Winning elections is mainly about winning seats. That's a post hoc justification for seat tallies being three of my five indicators. But it also matters whether a comfortable win in seat terms was a product of general voter satisfaction, or a result of a lot of luck in close contests. So two of my indicators make use of two-party results.
I've worked all this out quickly and don't guarantee anything to be error-free. But because I am aggregating across multiple indicators, any errors probably won't matter too much. Here's a link to the spreadsheet I used, but there's no need to contact me about any minor errors that won't affect the overall rankings. The five indicators are:
1. Size of government majority as a share of all seats
Obviously a government that has won with a big majority has done very well for itself while no government wants to (and few governments have had to) depend on capricious crossbenchers for confidence and supply. So this indicator is the number of government MPs minus the number of all other MPs, divided by the number of seats. Some judgement calls have been made in cases of state branches of government parties that may or may not have been formally parts of the Coalition.

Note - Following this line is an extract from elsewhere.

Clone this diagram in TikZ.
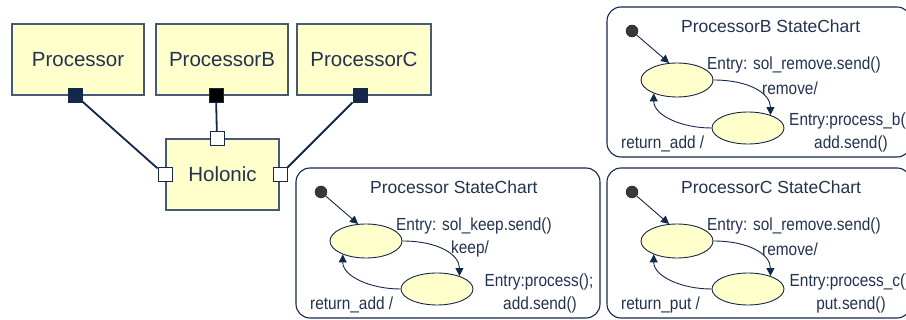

Incorrect claims about the size of the government's majority are common in media reporting. The majority is typically determined as the number of government MPs minus the number of all others, so that the Turnbull government started with a majority of two and the current government with a majority of three. To say the current government has a majority of one is silly, because if it lost a seat to Labor it would still have 76/151 seats, which is a majority - albeit not a floor majority, so it would need the Speaker's casting vote to pass legislation opposed by the opposition and crossbench.
One issue with majority as a measure is it doesn't deal with differences over time in the size of the crossbench. A majority of three is much more comfortable with six crossbenchers than it would be with none. At many times federal elections have had few or no crossbenchers, but at times there have been many (particularly in the early days of the Country Party, but also more recently).
Another important issue with this one (and also the following two) is that what parties are part of government is sometimes determined post hoc. So in 1922, the Nationalist-Country coalition had a majority of five. But it acheived this only at the cost of Billy Hughes departing as Prime Minister as the condition for the Country Party joining.
The closest elections by this measure were: 2010 (a majority of -6), 1940, 1919, and 1913 tied with 2016. 1919 is a good example of why this is a dodgy metric, because the Hughes Government could well have formed a coalition with proto-Country elements if it had to. The least close were 1975, 1917, 1977, 1925 and Labor's biggest win in 1943.
2. Difference between government and opposition seats as a share of all seats
This one does a better job of accounting for variation in crossbench size than number 1. What it doesn't do so well is deal with the rare cases where a crossbench of decent size is known to support one party much more than the other. There were a few cases where the Country Party did not go into coalition with the proto-Liberals but nonetheless clearly had confidence in their government.
The closest elections by this measure were 2010, 1913, 1961, 1969 and 1990. 2010 is the only case of a government not having more seats than the opposition. The least close were the same five in the same order as for method 1.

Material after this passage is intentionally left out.